There will always be an argument of what mode is the best one to shoot in.
I am not going to go into all of those modes, since I mostly shoot in manual mode. Which is the preferred mode for many landscape photographers.
But the important thing is to step away from automatic mode, even if that may sound scary for a beginner.
In automatic mode the camera is in charge of how the photo will end up, but instead you will want to be in charge of that.
The two most common modes to do that for landscape photography are aperture-priority and manual mode.
These may look differently on your mode dial, depending on what camera you are using.
In aperture-priority you set the aperture manually, while the camera sets the correct shutter speed so that the photo will be exposed properly.
The aperture-priority mode works well in most landscape photography. Yet I find that mastering the manual mode, where I take control of all the functions myself, makes me more certain that I will get the end product that I want.
And I will for that reason go more detailed into the manual mode.
In manual mode you will have to set up exposure, shutter speed and ISO manually.

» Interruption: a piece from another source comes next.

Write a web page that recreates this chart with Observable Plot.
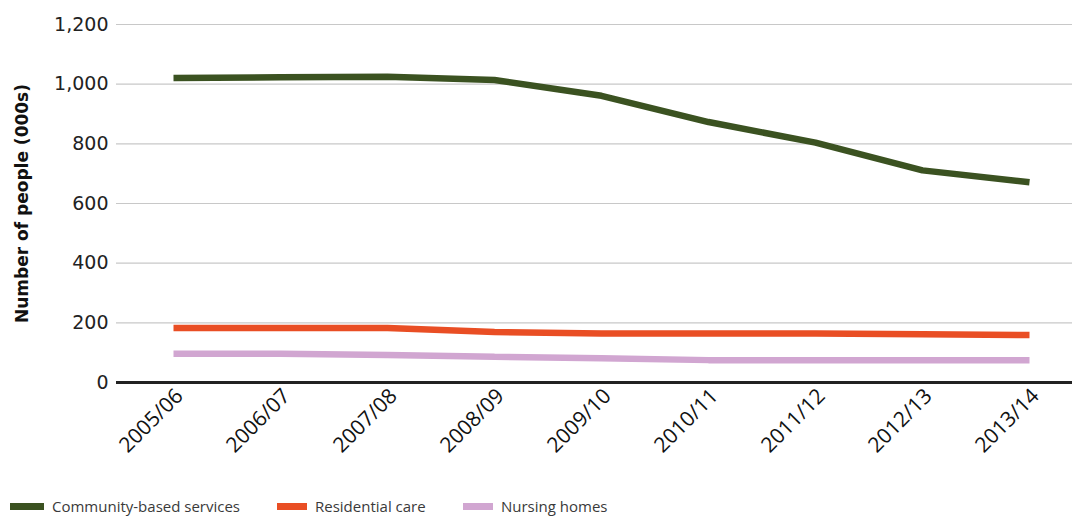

And even if that may sound difficult, it is actually easier than one should think.
Most modern cameras have what is called metering, and is a very sophisticated tool at the bottom showing 3 2 1 0 1 2 3 when looking into the viewfinder.
When photographing, this tool will tell you if the camera settings are set up properly with shutter speed and aperture to get the best exposure.
If the arrow, which will show up under the numbers when focusing is to the left, the exposure is too dark. And to the right the exposure is too bright.
Let us say it is at +1, so too bright. Then you will have to adjust the settings by for instance increasing the F stop to let less light in and by doing so making the shot darker.
When the arrow is at the middle, the exposure is correct and you are ready to shoot.
You can also use this tool to underexpose or overexpose the shot if that is preferred. I often lean towards -1 when I shoot some of my more moody photos, to get it a bit darker already before the post processing.
By default the metering is set to evaluative / matrix metering where it evaluates the light in the whole frame, and this works well in most landscape photography.
But you can also narrow it down to center-weighted metering where the camera evaluates the light in the middle of the frame.
Or spot metering, where it evaluates the light on just one focus point.
So what are the best settings to shoot landscape photography and at the same time having that arrow in the middle of the metering?
That all depends on the time of the day and the light.
A good rule is to start around F10-F14 and ISO 100. This will give you a wide depth of field and for that reason a sharper photo, yet not making the shot too dark. Then adjust the shutter speed to get the metering correct.
I often shoot in the evening light, which I find looks best for landscape photography. If you use wider aperture like for instance F4, you will catch more light.
The lower F stop, the more light lets in to the camera. But at the same time the corners will not be as sharp as you would like. By adjusting to a higher F stop more of the photo will be in focus and the end result will be a sharper image.
On ISO, the lower number the less light is letting in.
Modern cameras will let you adjust the ISO pretty high, but at the same time you will get more noise into the photography.
If you prefer shooting at night time catching the Milky way or the Northern light you will have to adjust it a bit differently.
Then you will want to catch as much light as possible, and the settings may for instance be F2.8 and ISO 1600.
This will let a lot of light in, but will at the same time add some noise to the photo.
The higher ISO, the more noise you will get.
If you think that the shots get too dark due to lack of light in the scene you are shooting, always avoid using the built in flash. This flash creates a rally harsh light that does not look good.
Then it is better to adjust the settings to a higher ISO. You will get some noise, yet it will still look much better than the light from the flash.